Rosenberg has compared the violence of weapons wielding anti-Israel activists on the Gaza flotilla with "civil rights demonstrators who sat down at segregated lunch counters through the south" and the blockade of Gaza with Jim Crow segregation. (I don't recall any rockets being fired at schools from Birmingham.)
And he has defended Helen Thomas against charges of anti-Semitism for saying the Jews should "get the hell out of Palestine" and criticized President Obama for "diss[ing] her," calling instead for her to be "salute[d]."
It should come as no surprise therefore that Rosenberg's hateful remarks are featured on neo-Nazi hate sites, along with those of David Duke and Patrick Buchanan.
Media Matters, whose spokesman on foreign policy is MJ Rosenberg, is currently associated with the White House where it has met with officials close to the president and with which it has frequent strategy calls. It is well funded by many Democratic contributors, including several prominent Jewish supporters of Israel, who are apparently unaware of Rosenberg's rants.
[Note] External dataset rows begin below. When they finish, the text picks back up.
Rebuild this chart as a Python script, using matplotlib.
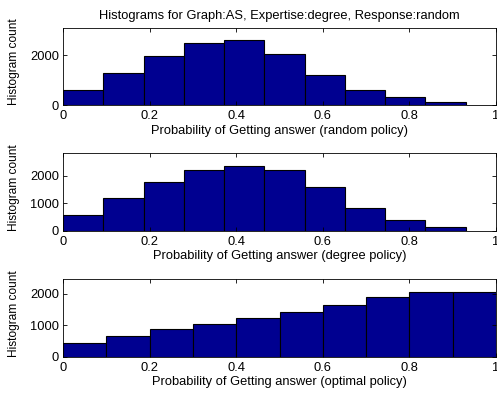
import matplotlib
matplotlib.use("Agg")
import matplotlib.pyplot as plt
import numpy as np

plt.rcParams['font.family'] = ['Liberation Sans', 'DejaVu Sans']

# Data
edges_random = np.linspace(0, 0.93, 11)
counts_random = [604, 1275, 1973, 2483, 2617, 2040, 1195, 604, 309, 107]
edges_degree = np.linspace(0, 0.93, 11)
counts_degree = [570, 1200, 1758, 2194, 2352, 2218, 1588, 824, 388, 121]
edges_optimal = np.linspace(0, 1.0, 11)
counts_optimal = [423, 656, 868, 1037, 1217, 1407, 1630, 1884, 2063, 2042]

xlabels = ["Probability of Getting answer (random policy)",
           "Probability of Getting answer (degree policy)",
           "Probability of Getting answer (optimal policy)"]
ylims = [3090, 2810, 2470]
yticks_list = [[0, 2000], [0, 1000, 2000], [0, 1000, 2000]]
xticks = [0, 0.2, 0.4, 0.6, 0.8, 1]
xticklabels = ["0", "0.2", "0.4", "0.6", "0.8", "1"]
title = "Histograms for Graph:AS, Expertise:degree, Response:random"

fig = plt.figure(figsize=(4.97, 3.95), dpi=100)
W, H = 497, 395
left, right = 63, 496
tops = [28, 153.3, 279]
bottoms = [105, 230.7, 356.7]

data = [(edges_random, counts_random), (edges_degree, counts_degree),
        (edges_optimal, counts_optimal)]
fs = 9.3
for i, (edges, counts) in enumerate(data):
    ax = fig.add_axes([left / W, 1 - bottoms[i] / H, (right - left) / W,
                       (bottoms[i] - tops[i]) / H])
    widths = np.diff(edges)
    ax.bar(edges[:-1], counts, width=widths, align='edge', color='#000090',
           edgecolor='black', linewidth=0.8)
    ax.set_xlim(0, 1)
    ax.set_ylim(0, ylims[i])
    ax.set_xticks(xticks)
    ax.set_xticklabels(xticklabels)
    ax.set_yticks(yticks_list[i])
    ax.tick_params(direction='in', top=True, right=True, labelsize=fs,
                   length=3, width=0.6)
    ax.tick_params(axis='x', pad=3.5)
    ax.tick_params(axis='y', pad=3)
    for s in ax.spines.values():
        s.set_linewidth(0.6)
    ax.set_xlabel(xlabels[i], fontsize=fs, labelpad=2)
    ax.set_ylabel("Histogram count", fontsize=8.6)
    ax.yaxis.set_label_coords(-0.099, 0.56)
    if i == 0:
        ax.set_title(title, fontsize=fs, pad=6.5)

fig.savefig("out.png", dpi=100)
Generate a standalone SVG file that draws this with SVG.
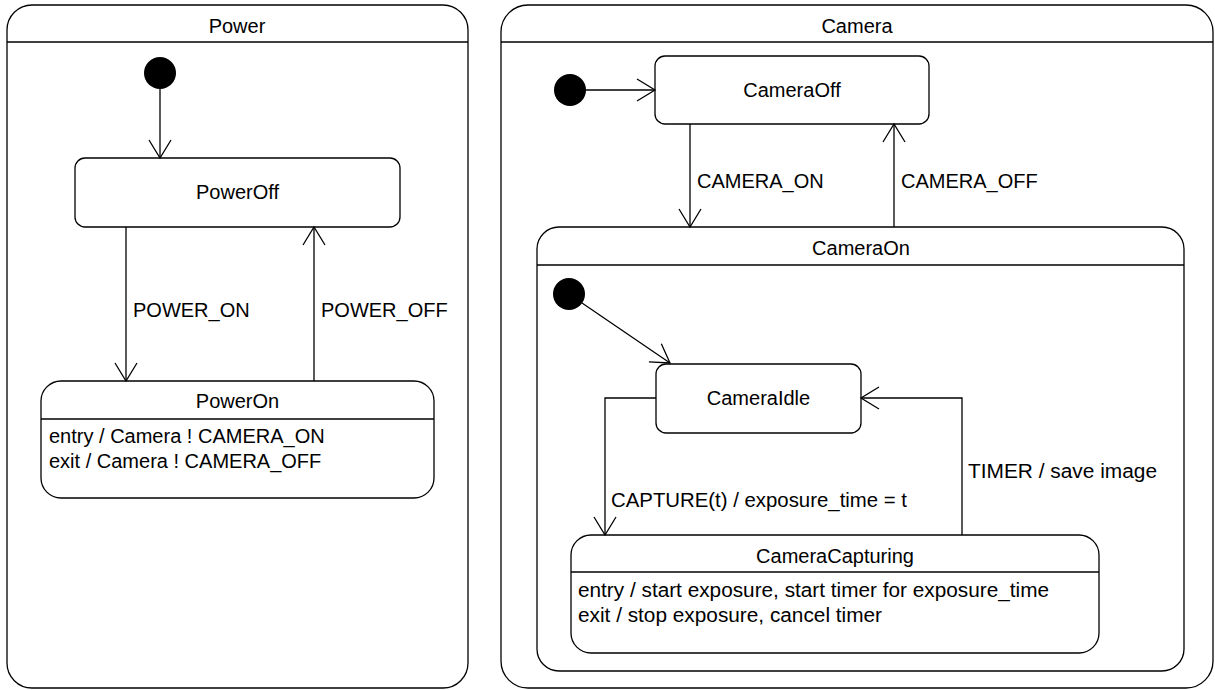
<svg xmlns="http://www.w3.org/2000/svg" width="1215" height="690" viewBox="0 0 1215 690">
  <defs>
    <marker id="open-arrow" markerUnits="userSpaceOnUse" markerWidth="22" markerHeight="26" viewBox="-20 -13 22 26" refX="0" refY="0" orient="auto">
      <path d="M-18,-11 L0,0 L-18,11" fill="none" stroke="#000" stroke-width="1.3"/>
    </marker>
    <style>
      .box { fill: #fff; stroke: #000; stroke-width: 1.3; }
      .sep { stroke: #000; stroke-width: 1.3; }
      .init { fill: #000; }
      .edge { fill: none; stroke: #000; stroke-width: 1.3; marker-end: url(#open-arrow); }
      text { font-family: "Liberation Sans", Arial, sans-serif; font-size: 20px; fill: #000; }
      .c { text-anchor: middle; }
    </style>
  </defs>

  <rect width="1215" height="690" fill="#fff"/>

  <!-- Power region -->
  <g id="power">
    <rect class="box" x="7" y="5" width="461" height="683" rx="25"/>
    <line class="sep" x1="7" y1="42" x2="468" y2="42"/>
    <text class="c" x="237" y="33">Power</text>
  </g>

  <!-- Camera region -->
  <g id="camera">
    <rect class="box" x="501" y="5" width="712" height="683" rx="27"/>
    <line class="sep" x1="501" y1="42" x2="1213" y2="42"/>
    <text class="c" x="857" y="33">Camera</text>
  </g>

  <g id="power-initial">
    <circle class="init" cx="160" cy="73" r="16"/>
  </g>

  <g id="power-off">
    <rect class="box" x="75" y="158" width="325" height="69" rx="10"/>
    <text class="c" x="237.5" y="199">PowerOff</text>
  </g>

  <g id="power-on">
    <rect class="box" x="41" y="381" width="393" height="117" rx="20"/>
    <line class="sep" x1="41" y1="419" x2="434" y2="419"/>
    <text class="c" x="237.5" y="408">PowerOn</text>
    <text x="49" y="443">entry / Camera ! CAMERA_ON</text>
    <text x="49" y="468">exit / Camera ! CAMERA_OFF</text>
  </g>

  <g id="camera-initial">
    <circle class="init" cx="570" cy="90" r="16"/>
  </g>

  <g id="camera-off">
    <rect class="box" x="655" y="56" width="274" height="68" rx="10"/>
    <text class="c" x="792" y="97">CameraOff</text>
  </g>

  <g id="camera-on">
    <rect class="box" x="537" y="227" width="647" height="444" rx="22"/>
    <line class="sep" x1="537" y1="265" x2="1184" y2="265"/>
    <text class="c" x="861" y="255">CameraOn</text>
  </g>

  <g id="camera-on-initial">
    <circle class="init" cx="569" cy="294" r="16"/>
  </g>

  <g id="camera-idle">
    <rect class="box" x="656" y="364" width="205" height="69" rx="10"/>
    <text class="c" x="758.5" y="405">CameraIdle</text>
  </g>

  <g id="camera-capturing">
    <rect class="box" x="571" y="535" width="528" height="118" rx="20"/>
    <line class="sep" x1="571" y1="572" x2="1099" y2="572"/>
    <text class="c" x="835" y="563">CameraCapturing</text>
    <text x="578" y="597" textLength="471" lengthAdjust="spacingAndGlyphs">entry / start exposure, start timer for exposure_time</text>
    <text x="578" y="622" textLength="304" lengthAdjust="spacingAndGlyphs">exit / stop exposure, cancel timer</text>
  </g>

  <!-- Transitions -->
  <g id="connectors">
    <path class="edge" d="M160,89 V158"/>
    <path class="edge" d="M126,227 V381"/>
    <path class="edge" d="M314,381 V227"/>
    <path class="edge" d="M586,90 H655"/>
    <path class="edge" d="M690,124 V227"/>
    <path class="edge" d="M894,227 V124"/>
    <path class="edge" d="M582,303 L670,363"/>
    <path class="edge" d="M656,398 H605 V535"/>
    <path class="edge" d="M962,535 V398 H861"/>
    <text x="133" y="317">POWER_ON</text>
    <text x="321" y="317">POWER_OFF</text>
    <text x="697" y="188">CAMERA_ON</text>
    <text x="901" y="188">CAMERA_OFF</text>
    <text x="611" y="507" textLength="296" lengthAdjust="spacingAndGlyphs">CAPTURE(t) / exposure_time = t</text>
    <text x="968" y="478" textLength="189" lengthAdjust="spacingAndGlyphs">TIMER / save image</text>
  </g>
</svg>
Nor do I believe that President Obama is aware that an organization that claims close ties to his administration is saying such bigoted things about AIPAC, which is headed by his close friend Lee "Rosy" Rosenberg (no relation to MJ), and about Jewish supporters of Israeli policies, most of whom voted for him and are probably hoping to vote for him again. Indeed some of the positions that Rosenberg condemns as disloyal to America—punishing sanctions against Iran, the unacceptability of a nuclear armed Iran, support for Israeli security—are President Obama's declared positions.
To allay all doubt on where the Obama Administration stands on these issues, President Obama should quickly dissociate himself and his administration from Rosenberg's hate speech. Unless Media Matters fires Rosenberg, the President should also distance himself from Media Matters. He will be asked about this issue when he speaks to Jewish or pro-Israel audiences and when he is interviewed or participates in debates. He should be prepared with a strong answer, just as he was when he was asked about Reverend Wright.